AI-Hypercomputer · zhihaoshan-google · Dec 6, 2024
@@ -651,13 +651,18 @@ def _get_ar_cache_vars(self, batch, heads, kv_head_size, model_mode):
 
     dtype = self._get_cached_kv_dtype(self.dtype)
     cache_length = self.max_target_length - self.max_prefill_predict_length
-    cache_logical_shape = (batch, cache_length, heads, kv_head_size)
 
     if model_mode == common_types.MODEL_MODE_PREFILL:
       cache_logical_axis_names = self.prefill_cache_logical_axis_names
+      # TODO: find a better way to not initialize the ar cache during prefill.

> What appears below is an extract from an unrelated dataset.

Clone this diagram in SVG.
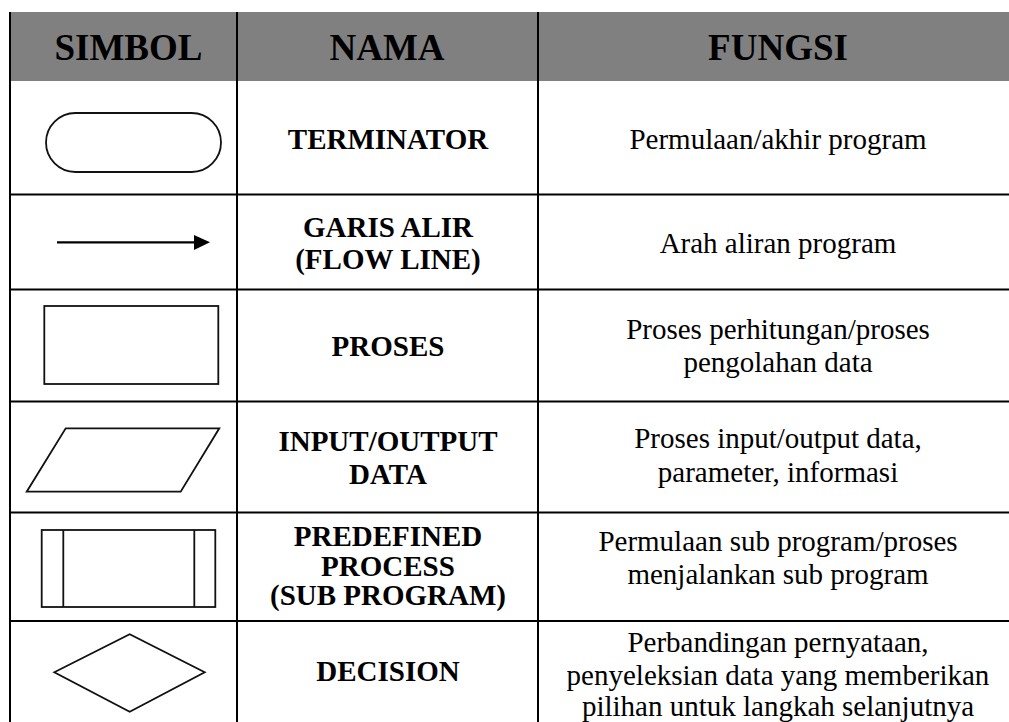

+      # The current Engine insert API implementation requires the prefill result
+      # cache has the same pytree def as the decode state cache, so we still
+      # initialize the ar cache in prefill but with length as 1.
+      cache_length = 1
     else:
       cache_logical_axis_names = self.cache_logical_axis_names
 
+    cache_logical_shape = (batch, cache_length, heads, kv_head_size)
     cache_axis_names = self.transpose_tuple(cache_logical_axis_names, self.ar_cache_axis_order)
     cache_shape = self.transpose_tuple(cache_logical_shape, self.ar_cache_axis_order)